"It's our tradition to control, like Erich Honecker and Helmut Kohl,
remember him from the Ukraine to the Rhone.
Sweet home uber alles, Lord, I'm coming home, yah.
Come on, Sugar Daddy, bring me home."
-- "Hedwig and the Angry Inch"
George Soros isn't the only sugar daddy whom former beneficiaries accuse of turning tightwad when faced with roller-coaster stock markets and interminable debt debates.
German taxpayers all along were wary of becoming the only teat on the EU's udder for the the alliance's spendthrift southern members. There is nostalgia, too, for the once high-flying Deutschmark, which few Germans wanted exchanged in 2002 for euros. Now those feelings of unease are exploding with Germany's vaunted economy going south — and not just for bailouts for Greece, Portugal, Ireland, and possibly Spain and Italy.
German growth collapsed to near zero over the early summer, which could take Germany, Europe and the world into recession by winter. That would mean abandoning hope that Europe's biggest industrial engine will salvage the EU common currency.
Many of the usual suspect talking heads called all this totally unexpected. Hello! Sixty percent of the German goods in its export-led economy went to other EU countries. True, profligate Greeks, Portuguese, Spaniards and Irishmen should not have bought those Mercedes they couldn't afford. But if they hadn't, how would German auto plants have pumped out cars, keeping German unemployment relatively low?
The Germans, like dreamers going back to Marco Polo, turned to China (and Russia) for new markets. Trouble is, the jerry-built Chinese "world factory" is in deep doo-doo, too, cutting back on what its "communism with Chinese characteristics" leaders thought was a fool-proof, permanent formula for stability: unlimited infrastructure expansion and subsidized exports for supergrowth rates, with corruption for the elite.
But more than one little piggie didn't go to market. Chinese inflation (or perhaps we should use new Obama administration's gobbledy-gook, "core inflation") is rising, particularly for crucial food stocks. (Incidentally, Chinese shortages mean huge U.S. corn purchases, lifting American prices.) And there are still Chinese who remember in 1949 the communists installed that ogre Mao mostly because of rip-roaring inflation on Shanghai's countinghouse tables, not because of his battlefield valor.
Russia? There, increased German dependence on Russian gas, even encouraging Moscow's government monopolies to buy into Western distribution networks, was all well and good during the halcyon days of unlimited credit and rising consumption. But now Moscow bleeds, capped by an incredible $30 billion capital outflow in the first six months of 2011. (No oligarch dares leave money lying around in St. Petersburg or Moscow lest a new Rasputin grab it.) Some 1.2 million professionals leaving in the past three years also carried part of the money out. And with diving fossil-fuel prices, the Russian economy is hanging by one energy thread. That's why a half-million small- and medium-sized German firms in Russia, "highly leveraged" with government export credits, are sweating.

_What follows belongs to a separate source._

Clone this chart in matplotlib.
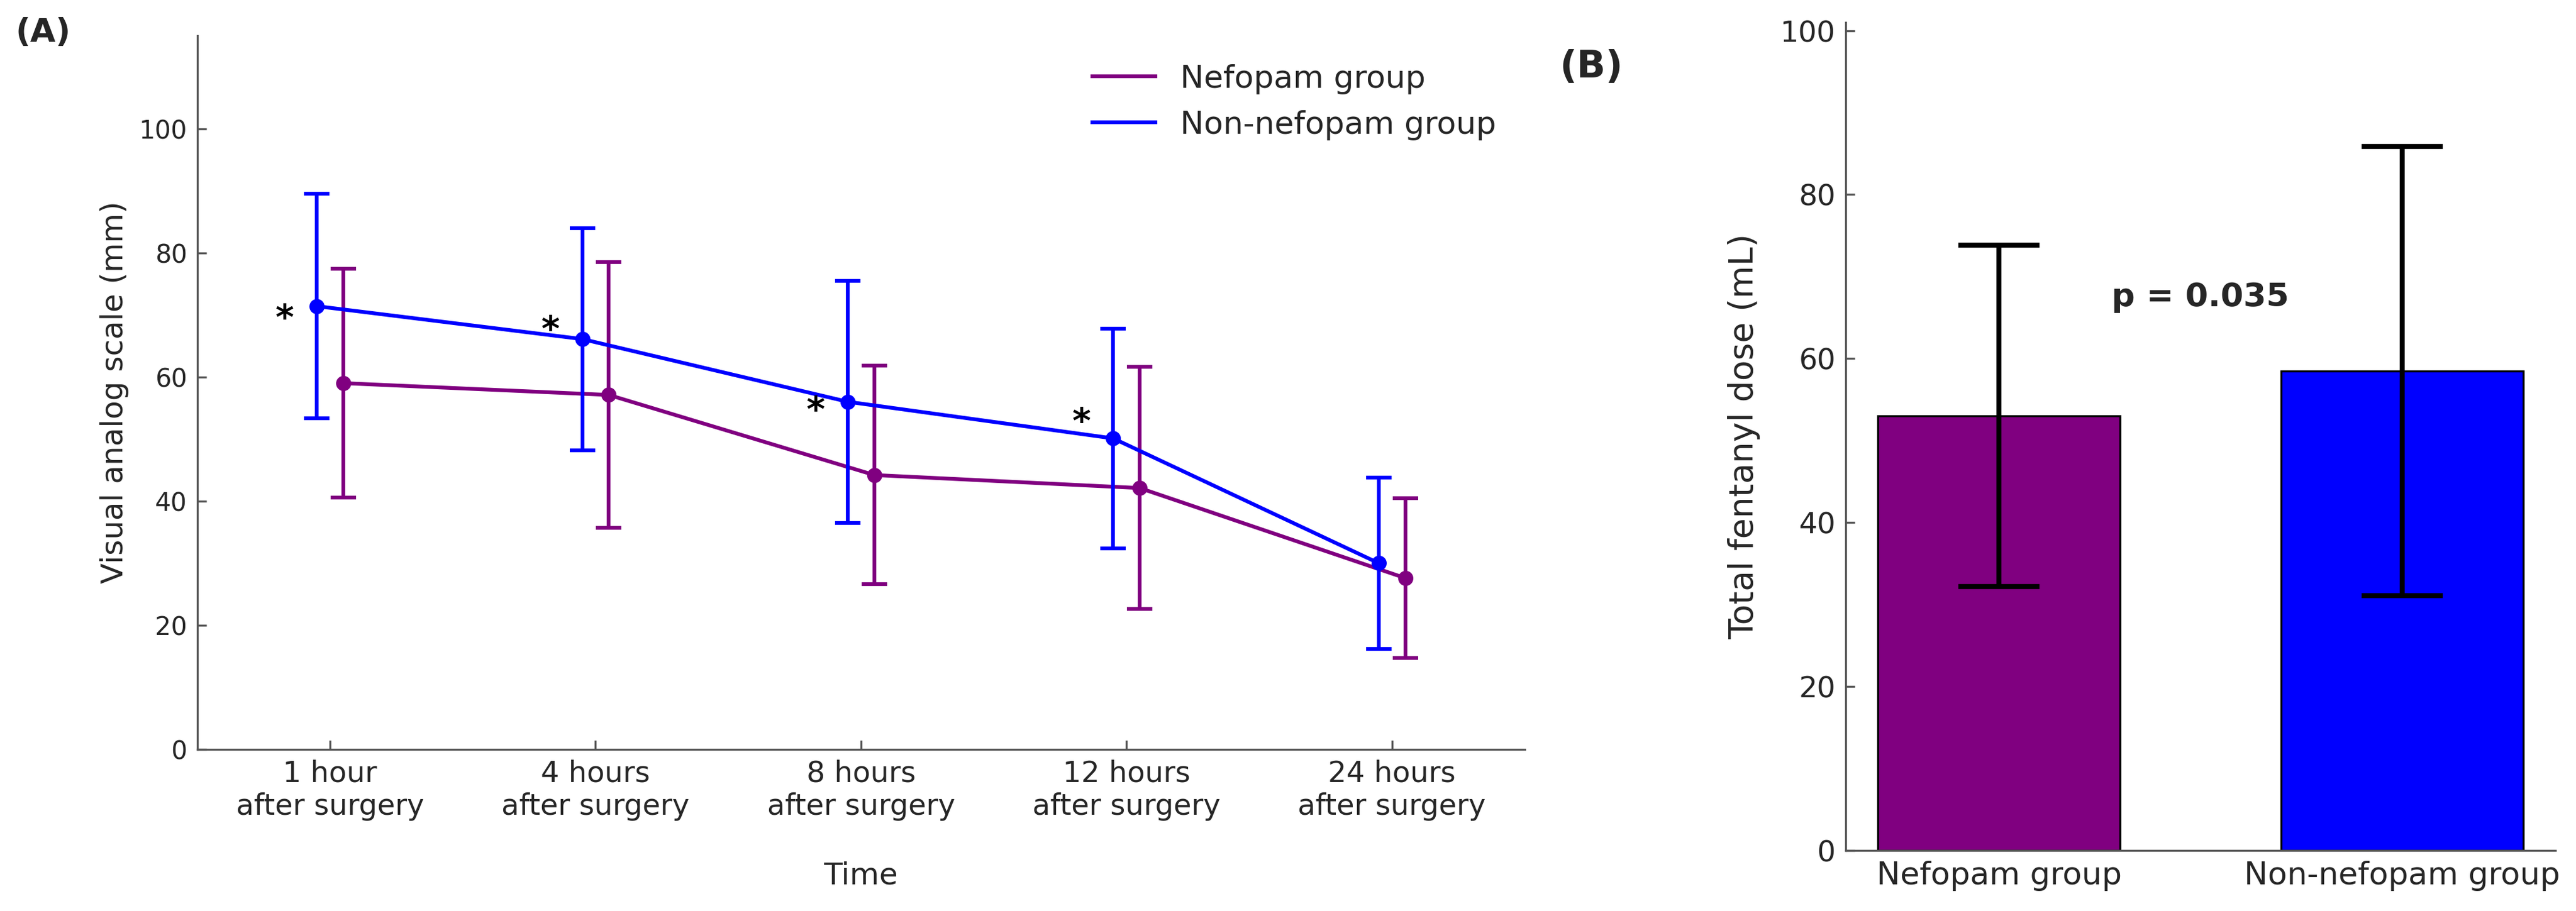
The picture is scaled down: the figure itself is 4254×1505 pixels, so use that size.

As the euro stumbles from crisis to crisis, "solutions" boil down to two proposals: full steam ahead toward economic integration, permitting a unified fiscal and monetary strategy, or refinancing bankrupt southern members using a eurobond guaranteed by the 17 members of the common currency and anybody else Brussels can seduce into signing on.
German Chancellor Angela Merkel and French President Nicolas Sarkozy stumbled back from their sacrosanct European summer holidays to try to find a solution in mid-August. But while their vague joint statement more or less endorsed the first approach, it offered not a clue how problematical negotiations could go forward as quickly as they must, especially as crumbling economies gain downward momentum.
The two leaders didn't rule out the second solution. That's because the last straw has been the rising cost of refinancing national bonds — more threatening even than the size and conditions of the bailouts. The Germans are more than aware that any such new credit instrument has to be backed proportionately by Europe's largest economy. Nor is it clear from its most enthusiastic sponsors how rates would be set if they ignored/avoided the current race to the top among lenders for the highest interest rate in a rocky market.
Of course, the 500-pound gorilla in the room is the option of letting debtors drop back into their old national currencies to balance their books. But dismantling the oversold euro (pun intended) might be the death of the European Union itself.